Helvetica is a Grotesque sans serif face, also classified as Lineal under the Vox-ATypI Classification Of Type. The strokes in Helvetica are monotone in weight and the overall forms of the typeface itself are based on Akzidenz-Grotesk from Berthold (around 1898).
In 1960, Linotype and D. Stempel AG in Frankfurt decided to take the face over and redrew it for the Linotype Machine. (51% of Haas was owned by Stempel, which itself was controlled by Linotype since 1941). Haas still produced type for hand composition and larger sizes.
Stempel and Linotype were not fond of selling a typeface that was named after a “competing” company (Haas), so they wanted to rename it “Helvetia,” the latin name for Switzerland. Eduard Hoffmann disliked the idea to name the typeface after a country and suggested “Helvetica”: latin for “swiss”.
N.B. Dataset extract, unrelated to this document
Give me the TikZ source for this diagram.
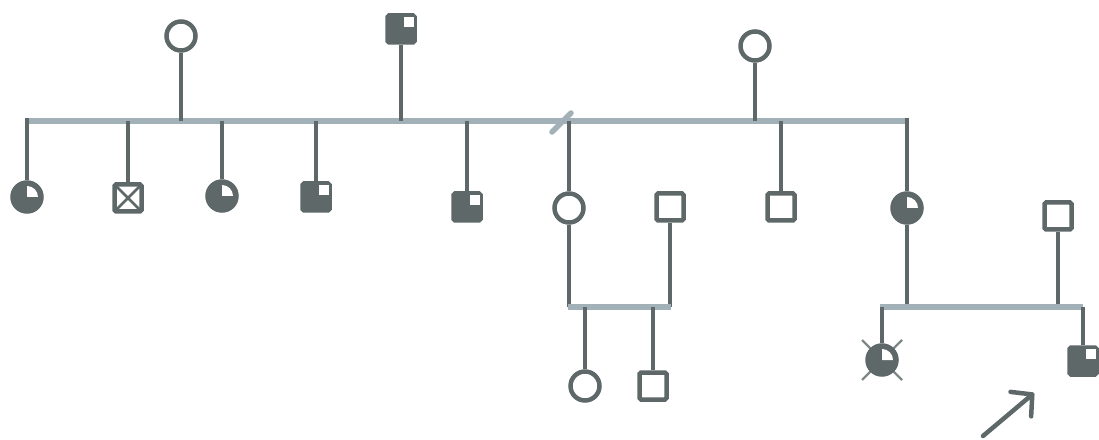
\documentclass[tikz,border=0pt]{standalone}
\usetikzlibrary{arrows.meta,backgrounds}
\definecolor{dk}{HTML}{5E6868}
\definecolor{lt}{HTML}{A2B0B7}
\definecolor{xg}{HTML}{7F8989}
\tikzset{
  x=1pt,y=1pt,
  male/.style={draw=dk, line width=4.5pt, minimum size=27pt, inner sep=0pt, rounded corners=1.5pt, fill=white},
  female/.style={circle, draw=dk, line width=4.5pt, minimum size=29pt, inner sep=0pt, fill=white},
  aff/.style={fill=dk},
  vline/.style={draw=dk, line width=4.5pt},
  hline/.style={draw=lt, line width=5.5pt},
  xline/.style={draw=dk, line width=2.5pt},
  dline/.style={draw=xg, line width=2.2pt},
  arrowline/.style={draw=dk, line width=4.5pt, line cap=round, -{Straight Barb[length=15pt,width=32pt,round]}},
}
\newcommand{\quarterwhite}[1]{\fill[white] (#1.center) -- ++(0,11) arc[start angle=90,end angle=0,radius=11] -- cycle;}
\newcommand{\smallwhite}[1]{\fill[white] ([shift={(-3,-4)}]#1.north east) rectangle ++(-10,-10);}
\begin{document}
\begin{tikzpicture}
\useasboundingbox (0,0) rectangle (1099,439);
% generation I
\node[female] (gm1) at (181,403) {};
\node[male,aff] (gf) at (401,410) {};
\node[female] (gm2) at (755,393) {};
\coordinate (mL) at (25,318);
\coordinate (mR) at (907,318);
% generation II
\node[female,aff] (c1) at (27,242) {};
\node[male] (c2) at (128,241) {};
\node[female,aff] (c3) at (222,243) {};
\node[male,aff] (c4) at (316,242) {};
\node[male,aff] (c5) at (467,232) {};
\node[female] (c6) at (569,231) {};
\node[male] (sp1) at (670,232) {};
\node[male] (c7) at (781,232) {};
\node[female,aff] (c8) at (907,231) {};
\node[male] (sp2) at (1058,223) {};
\coordinate (cpA) at (569,132);
\coordinate (cpB) at (880,132);
\coordinate (cpC) at (1083,132);
% generation III
\node[female] (g1) at (585,53) {};
\node[male] (g2) at (653,53) {};
\node[female,aff] (g3) at (882,79) {};
\node[male,aff] (g4) at (1083,78) {};
% slash marker
\coordinate (s1) at (552,307);
\coordinate (s2) at (571,326);
% arrow
\coordinate (a0) at (983,3);
\coordinate (a1) at (1034,46);

\begin{scope}[on background layer]
  \draw[hline] (mL) -- (mR);
  \draw[hline, line cap=round] (s1) -- (s2);
  \draw[vline] (gm1) -- (gm1 |- mL);
  \draw[vline] (gf) -- (gf |- mL);
  \draw[vline] (gm2) -- (gm2 |- mL);
  \draw[vline] ([yshift=2.5pt]c1 |- mL) -- (c1);
  \draw[vline] (c2 |- mL) -- (c2);
  \draw[vline] (c3 |- mL) -- (c3);
  \draw[vline] (c4 |- mL) -- (c4);
  \draw[vline] (c5 |- mL) -- (c5);
  \draw[vline] (c6 |- mL) -- (c6);
  \draw[vline] (c7 |- mL) -- (c7);
  \draw[vline] ([yshift=2.5pt]c8 |- mL) -- (c8);
  \draw[vline] (c6) -- (c6 |- cpA);
  \draw[vline] (sp1) -- (sp1 |- cpA);
  \draw[hline] ([xshift=-1pt]c6 |- cpA) -- ([xshift=1pt]sp1 |- cpA);
  \draw[vline] (g1 |- cpA) -- (g1);
  \draw[vline] (g2 |- cpA) -- (g2);
  \draw[vline] (c8) -- (c8 |- cpB);
  \draw[vline] (sp2) -- (sp2 |- cpB);
  \draw[hline] (cpB) -- (cpC);
  \draw[vline] (g3 |- cpB) -- (g3);
  \draw[vline] (g4 |- cpB) -- (g4);
  \draw[dline] ([shift={(-20,20)}]g3.center) -- ([shift={(20,-20)}]g3.center);
  \draw[dline] ([shift={(20,20)}]g3.center) -- ([shift={(-20,-20)}]g3.center);
\end{scope}

\quarterwhite{c1}
\quarterwhite{c3}
\quarterwhite{c8}
\quarterwhite{g3}
\smallwhite{gf}
\smallwhite{c4}
\smallwhite{c5}
\smallwhite{g4}
\draw[xline] ([shift={(2,2)}]c2.south west) -- ([shift={(-2,-2)}]c2.north east);
\draw[xline] ([shift={(2,-2)}]c2.north west) -- ([shift={(-2,2)}]c2.south east);
\draw[arrowline] (a0) -- (a1);
\end{tikzpicture}
\end{document}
Throughout the 60s, 70s, and 80s, more weights were added to the ever-increasing family. In 1983, in an attempt to rein in the font’s expansion, an updated version of Helvetica was designed by Linotype called Neue Helvetica (New Helvetica) that included more weights and styles, and overall made the type family more consistant. 2004 saw the release of Helvetica Linotype (renamed Helvetica World in 2006), a family of four fonts, each of which has over 1,500 glyphs—representing Latin, Greek, Cyrillic, Hebrew, and Arabic. The Cyrillic, Greek, and Hebrew were drawn by John Hudson.
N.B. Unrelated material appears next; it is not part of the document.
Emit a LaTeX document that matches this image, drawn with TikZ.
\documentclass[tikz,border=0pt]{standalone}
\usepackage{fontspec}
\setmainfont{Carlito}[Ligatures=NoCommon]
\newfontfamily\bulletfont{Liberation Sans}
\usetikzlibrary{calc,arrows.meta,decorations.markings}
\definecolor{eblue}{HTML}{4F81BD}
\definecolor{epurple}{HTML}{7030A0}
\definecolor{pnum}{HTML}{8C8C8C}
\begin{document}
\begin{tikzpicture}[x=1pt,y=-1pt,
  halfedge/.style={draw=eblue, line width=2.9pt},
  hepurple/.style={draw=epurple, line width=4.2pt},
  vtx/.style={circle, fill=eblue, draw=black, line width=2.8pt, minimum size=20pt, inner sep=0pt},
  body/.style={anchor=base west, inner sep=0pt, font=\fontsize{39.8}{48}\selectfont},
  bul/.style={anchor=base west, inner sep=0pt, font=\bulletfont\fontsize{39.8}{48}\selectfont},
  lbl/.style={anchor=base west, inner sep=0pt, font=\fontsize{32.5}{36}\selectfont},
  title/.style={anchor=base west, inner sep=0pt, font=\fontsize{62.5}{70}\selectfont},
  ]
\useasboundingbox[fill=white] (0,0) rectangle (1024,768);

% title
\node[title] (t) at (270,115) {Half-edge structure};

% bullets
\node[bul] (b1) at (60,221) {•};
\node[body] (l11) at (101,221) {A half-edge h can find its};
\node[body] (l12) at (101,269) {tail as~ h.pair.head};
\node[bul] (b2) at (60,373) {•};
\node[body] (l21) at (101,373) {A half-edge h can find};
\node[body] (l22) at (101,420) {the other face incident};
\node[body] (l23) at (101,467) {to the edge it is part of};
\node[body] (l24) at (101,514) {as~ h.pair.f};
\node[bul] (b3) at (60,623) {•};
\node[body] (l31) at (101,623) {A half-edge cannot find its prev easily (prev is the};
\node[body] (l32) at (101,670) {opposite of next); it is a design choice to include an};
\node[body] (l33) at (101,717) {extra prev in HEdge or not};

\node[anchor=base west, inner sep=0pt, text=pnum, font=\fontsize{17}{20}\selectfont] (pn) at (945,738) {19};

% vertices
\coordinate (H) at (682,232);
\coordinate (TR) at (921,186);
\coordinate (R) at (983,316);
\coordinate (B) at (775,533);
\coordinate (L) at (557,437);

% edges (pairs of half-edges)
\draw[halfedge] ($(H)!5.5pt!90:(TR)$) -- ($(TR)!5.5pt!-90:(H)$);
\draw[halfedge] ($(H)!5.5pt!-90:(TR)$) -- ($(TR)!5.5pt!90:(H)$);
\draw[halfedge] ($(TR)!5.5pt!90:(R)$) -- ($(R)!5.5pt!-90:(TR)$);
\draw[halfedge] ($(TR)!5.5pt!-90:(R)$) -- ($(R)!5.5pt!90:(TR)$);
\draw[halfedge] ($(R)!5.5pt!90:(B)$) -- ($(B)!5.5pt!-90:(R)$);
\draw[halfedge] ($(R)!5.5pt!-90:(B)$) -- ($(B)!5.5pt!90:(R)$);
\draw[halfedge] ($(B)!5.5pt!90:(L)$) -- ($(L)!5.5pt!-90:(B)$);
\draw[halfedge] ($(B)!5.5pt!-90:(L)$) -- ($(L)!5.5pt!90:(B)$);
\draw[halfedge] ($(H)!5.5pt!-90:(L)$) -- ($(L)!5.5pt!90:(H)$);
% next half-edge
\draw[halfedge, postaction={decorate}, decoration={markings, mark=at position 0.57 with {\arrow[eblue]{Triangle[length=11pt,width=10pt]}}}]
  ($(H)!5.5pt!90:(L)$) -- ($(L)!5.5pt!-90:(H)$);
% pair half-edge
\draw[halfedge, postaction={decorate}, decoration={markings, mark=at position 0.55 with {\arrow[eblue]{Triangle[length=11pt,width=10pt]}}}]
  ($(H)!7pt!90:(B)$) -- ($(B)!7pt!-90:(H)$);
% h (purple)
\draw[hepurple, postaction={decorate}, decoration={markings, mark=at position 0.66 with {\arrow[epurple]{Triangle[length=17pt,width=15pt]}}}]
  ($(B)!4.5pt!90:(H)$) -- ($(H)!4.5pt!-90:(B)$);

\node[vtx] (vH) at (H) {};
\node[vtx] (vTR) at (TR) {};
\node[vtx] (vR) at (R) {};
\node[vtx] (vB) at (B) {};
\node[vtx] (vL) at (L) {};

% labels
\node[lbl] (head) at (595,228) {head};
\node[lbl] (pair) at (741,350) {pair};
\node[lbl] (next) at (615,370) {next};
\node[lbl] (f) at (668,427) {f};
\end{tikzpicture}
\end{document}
Similar to Helvetica is Arial*, originally created by Monotype for IBM. The TrueType version of Arial, installed by default on Mac and Windows based personal computers, is one of several fonts designed to be metrically compatible with Helvetica (ie. has the same character widths). Both Helvetica and Arial are widely specified on the web for screen use.
Today Helvetica is still one of the most widley used typefaces of all time; although it is loved by many, it is hated by some. There is no shortage of commentary on the typeface, and there have even been two books published by Lars Müller Publishers entitled “Helvetica: Homage to a Typeface” and “Helvetica forever” dedicated to the famous type family.